══ Recorded information
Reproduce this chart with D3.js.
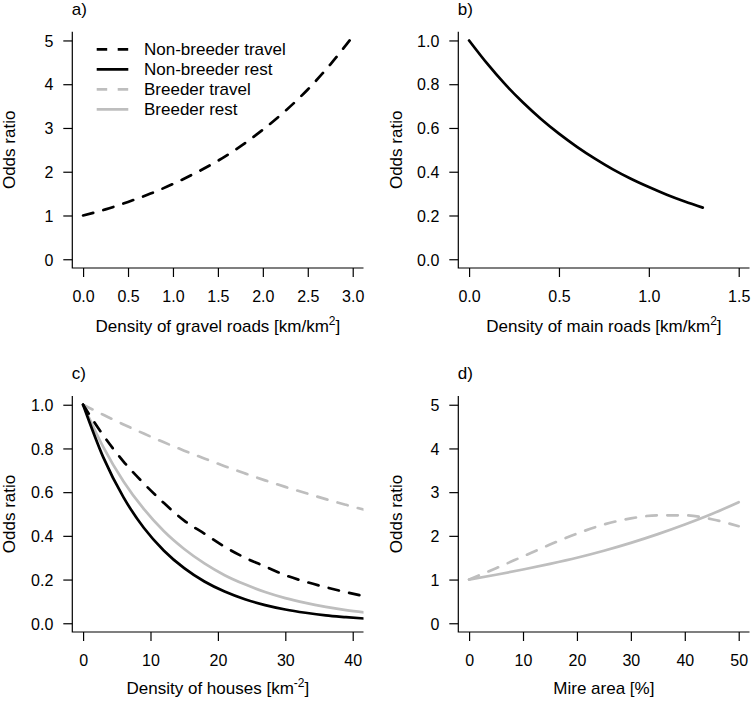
<!DOCTYPE html>
<html>
<head>
<meta charset="utf-8">
<script src="https://cdn.jsdelivr.net/npm/d3@7"></script>
<style>
  body { margin: 0; background: #fff; }
  svg { display: block; }
  text { font-family: "Liberation Sans", Arial, Helvetica, sans-serif; fill: #000; }
</style>
</head>
<body>
<svg id="chart" width="752" height="707"></svg>
<script>
// ---------------- DATA ----------------
const seriesNames = ["Non-breeder travel", "Non-breeder rest", "Breeder travel", "Breeder rest"];

// a) gravel roads
const gravelX = [0, 0.25, 0.5, 0.75, 1.0, 1.25, 1.5, 1.75, 2.0, 2.25, 2.5, 2.75, 3.0];
const gravelNonBreederTravel = [1.00, 1.14, 1.31, 1.50, 1.72, 1.97, 2.25, 2.58, 2.96, 3.39, 3.88, 4.45, 5.09];

// b) main roads
const mainX = [0, 0.1, 0.2, 0.3, 0.4, 0.5, 0.6, 0.7, 0.8, 0.9, 1.0, 1.1, 1.2, 1.3];
const mainNonBreederRest = [1.00, 0.895, 0.80, 0.716, 0.641, 0.574, 0.514, 0.460, 0.411, 0.368, 0.330, 0.295, 0.264, 0.236];

// c) houses
const housesX = [0, 3, 6, 9, 12, 15, 18, 21, 24, 27, 30, 33, 36, 39, 42];
const housesNonBreederTravel = [1.00, 0.86, 0.74, 0.64, 0.55, 0.47, 0.41, 0.35, 0.30, 0.26, 0.22, 0.19, 0.165, 0.142, 0.122];
const housesNonBreederRest   = [1.00, 0.759, 0.576, 0.437, 0.332, 0.252, 0.191, 0.145, 0.110, 0.083, 0.063, 0.048, 0.036, 0.028, 0.021];
const housesBreederTravel    = [1.00, 0.954, 0.910, 0.868, 0.828, 0.790, 0.754, 0.719, 0.686, 0.654, 0.624, 0.596, 0.568, 0.542, 0.517];
const housesBreederRest      = [1.00, 0.806, 0.649, 0.523, 0.421, 0.340, 0.274, 0.220, 0.178, 0.143, 0.115, 0.093, 0.075, 0.060, 0.049];

// d) mire area
const mireX = [0, 5, 10, 15, 20, 25, 30, 35, 40, 45, 50];
const mireBreederTravel = [1.00, 1.26, 1.53, 1.80, 2.05, 2.26, 2.40, 2.47, 2.47, 2.38, 2.22];
const mireBreederRest   = [1.00, 1.11, 1.23, 1.36, 1.50, 1.66, 1.84, 2.04, 2.26, 2.50, 2.77];

// tick labels
const ticksA_x = ["0.0", "0.5", "1.0", "1.5", "2.0", "2.5", "3.0"];
const ticksB_x = ["0.0", "0.5", "1.0", "1.5"];
const ticksC_x = ["0", "10", "20", "30", "40"];
const ticksD_x = ["0", "10", "20", "30", "40", "50"];
const ticksOR5 = ["0", "1", "2", "3", "4", "5"];
const ticksOR1 = ["0.0", "0.2", "0.4", "0.6", "0.8", "1.0"];

// ---------------- STYLE ----------------
const styles = {
  "Non-breeder travel": { color: "#000000", dash: true },
  "Non-breeder rest":   { color: "#000000", dash: false },
  "Breeder travel":     { color: "#bebebe", dash: true },
  "Breeder rest":       { color: "#bebebe", dash: false }
};
const LW = 2.7;
const DASH = "10.5,10.5";
const FS = 16;     // tick labels
const FL = 17;     // titles, legend, panel letters

const svg = d3.select("#chart");

function expand(lo, hi) { const d = (hi - lo) * 0.04; return [lo - d, hi + d]; }

function panel(cfg) {
  const g = svg.append("g");
  const { x0, x1, y0, y1 } = cfg.box;
  const x = d3.scaleLinear().domain(expand(cfg.xlim[0], cfg.xlim[1])).range([x0, x1]);
  const y = d3.scaleLinear().domain(expand(cfg.ylim[0], cfg.ylim[1])).range([y1, y0]);

  const clipId = "clip-" + cfg.id;
  svg.append("clipPath").attr("id", clipId)
    .append("rect").attr("x", x0).attr("y", y0).attr("width", x1 - x0).attr("height", y1 - y0);

  // curves
  const line = d3.line().x(d => x(d[0])).y(d => y(d[1])).curve(d3.curveMonotoneX);
  const cg = g.append("g").attr("clip-path", `url(#${clipId})`);
  cfg.series.forEach(s => {
    const st = styles[s.name];
    cg.append("path")
      .datum(s.xs.map((v, i) => [v, s.ys[i]]))
      .attr("d", line)
      .attr("fill", "none")
      .attr("stroke", st.color)
      .attr("stroke-width", LW)
      .attr("stroke-linecap", "round")
      .attr("stroke-dasharray", st.dash ? DASH : null);
  });

  // L-shaped box
  g.append("path")
    .attr("d", `M${x0},${y0}V${y1}H${x1}`)
    .attr("fill", "none").attr("stroke", "#000").attr("stroke-width", 1.2);

  // x axis
  const xAxis = d3.axisBottom(x)
    .tickValues(cfg.xticks.map(Number))
    .tickFormat((d, i) => cfg.xticks[i])
    .tickSize(9).tickPadding(0);
  const xa = g.append("g").attr("transform", `translate(0,${y1})`).call(xAxis);
  xa.select(".domain").remove();
  xa.selectAll(".tick line").attr("stroke", "#000").attr("stroke-width", 1.2);
  xa.selectAll(".tick text")
    .attr("y", 34).attr("dy", null)
    .style("font-size", FS + "px")
    .style("font-family", '"Liberation Sans", Arial, sans-serif')
    .attr("fill", "#000");

  // y axis
  const yAxis = d3.axisLeft(y)
    .tickValues(cfg.yticks.map(Number))
    .tickFormat((d, i) => cfg.yticks[i])
    .tickSize(9).tickPadding(10);
  const ya = g.append("g").attr("transform", `translate(${x0},0)`).call(yAxis);
  ya.select(".domain").remove();
  ya.selectAll(".tick line").attr("stroke", "#000").attr("stroke-width", 1.2);
  ya.selectAll(".tick text")
    .attr("x", -19).attr("dy", "0.36em")
    .style("font-size", FS + "px")
    .style("font-family", '"Liberation Sans", Arial, sans-serif')
    .attr("fill", "#000");

  // y label
  g.append("text")
    .attr("transform", `translate(${cfg.ylabX},${(y0 + y1) / 2}) rotate(-90)`)
    .attr("text-anchor", "middle")
    .style("font-size", FL + "px")
    .text("Odds ratio");

  // x label
  const xl = g.append("text")
    .attr("x", (x0 + x1) / 2).attr("y", cfg.xlabY)
    .attr("text-anchor", "middle")
    .style("font-size", FL + "px");
  xl.append("tspan").text(cfg.xlab[0]);
  if (cfg.xlab[1]) {
    xl.append("tspan").attr("dy", -7).style("font-size", "12px").text(cfg.xlab[1]);
    xl.append("tspan").attr("dy", 7).text(cfg.xlab[2]);
  }

  // panel letter
  g.append("text")
    .attr("x", x0 - 0.5).attr("y", cfg.letterY)
    .style("font-size", FL + "px")
    .text(cfg.letter);

  return { g, x, y };
}

const boxA = { x0: 72.3, x1: 363.5, y0: 31.7, y1: 268 };
const boxB = { x0: 458.3, x1: 749.5, y0: 31.7, y1: 268 };
const boxC = { x0: 72.3, x1: 363.5, y0: 396, y1: 632 };
const boxD = { x0: 458.3, x1: 749.5, y0: 396, y1: 632 };

panel({
  id: "a", letter: "a)", box: boxA, xlim: [0, 3], ylim: [0, 5],
  xticks: ticksA_x, yticks: ticksOR5, ylabX: 15, xlabY: 332, letterY: 15,
  xlab: ["Density of gravel roads [km/km", "2", "]"],
  series: [{ name: "Non-breeder travel", xs: gravelX, ys: gravelNonBreederTravel }]
});

panel({
  id: "b", letter: "b)", box: boxB, xlim: [0, 1.5], ylim: [0, 1],
  xticks: ticksB_x, yticks: ticksOR1, ylabX: 402, xlabY: 332, letterY: 15,
  xlab: ["Density of main roads [km/km", "2", "]"],
  series: [{ name: "Non-breeder rest", xs: mainX, ys: mainNonBreederRest }]
});

panel({
  id: "c", letter: "c)", box: boxC, xlim: [0, 40], ylim: [0, 1],
  xticks: ticksC_x, yticks: ticksOR1, ylabX: 15, xlabY: 694, letterY: 379,
  xlab: ["Density of houses [km", "-2", "]"],
  series: [
    { name: "Breeder travel", xs: housesX, ys: housesBreederTravel },
    { name: "Breeder rest", xs: housesX, ys: housesBreederRest },
    { name: "Non-breeder travel", xs: housesX, ys: housesNonBreederTravel },
    { name: "Non-breeder rest", xs: housesX, ys: housesNonBreederRest }
  ]
});

panel({
  id: "d", letter: "d)", box: boxD, xlim: [0, 50], ylim: [0, 5],
  xticks: ticksD_x, yticks: ticksOR5, ylabX: 402, xlabY: 694, letterY: 379,
  xlab: ["Mire area [%]"],
  series: [
    { name: "Breeder travel", xs: mireX, ys: mireBreederTravel },
    { name: "Breeder rest", xs: mireX, ys: mireBreederRest }
  ]
});

// legend in panel a
const leg = svg.append("g");
seriesNames.forEach((name, i) => {
  const st = styles[name];
  const yy = 49.3 + i * 20;
  leg.append("line")
    .attr("x1", 96.7).attr("x2", 128.3).attr("y1", yy).attr("y2", yy)
    .attr("stroke", st.color).attr("stroke-width", LW)
    .attr("stroke-dasharray", st.dash ? DASH : null);
  leg.append("text")
    .attr("x", 144).attr("y", yy).attr("dy", "0.36em")
    .style("font-size", FL + "px")
    .text(name);
});
</script>
</body>
</html>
════
Exercise instructions: Leave out any pictures and return exactly the lines from the beginning of the data through the line with "0.295, 0.264, 0.236];", inclusive.

Final result:
Reproduce this chart with D3.js.
<!DOCTYPE html>
<html>
<head>
<meta charset="utf-8">
<script src="https://cdn.jsdelivr.net/npm/d3@7"></script>
<style>
  body { margin: 0; background: #fff; }
  svg { display: block; }
  text { font-family: "Liberation Sans", Arial, Helvetica, sans-serif; fill: #000; }
</style>
</head>
<body>
<svg id="chart" width="752" height="707"></svg>
<script>
// ---------------- DATA ----------------
const seriesNames = ["Non-breeder travel", "Non-breeder rest", "Breeder travel", "Breeder rest"];

// a) gravel roads
const gravelX = [0, 0.25, 0.5, 0.75, 1.0, 1.25, 1.5, 1.75, 2.0, 2.25, 2.5, 2.75, 3.0];
const gravelNonBreederTravel = [1.00, 1.14, 1.31, 1.50, 1.72, 1.97, 2.25, 2.58, 2.96, 3.39, 3.88, 4.45, 5.09];

// b) main roads
const mainX = [0, 0.1, 0.2, 0.3, 0.4, 0.5, 0.6, 0.7, 0.8, 0.9, 1.0, 1.1, 1.2, 1.3];
const mainNonBreederRest = [1.00, 0.895, 0.80, 0.716, 0.641, 0.574, 0.514, 0.460, 0.411, 0.368, 0.330, 0.295, 0.264, 0.236];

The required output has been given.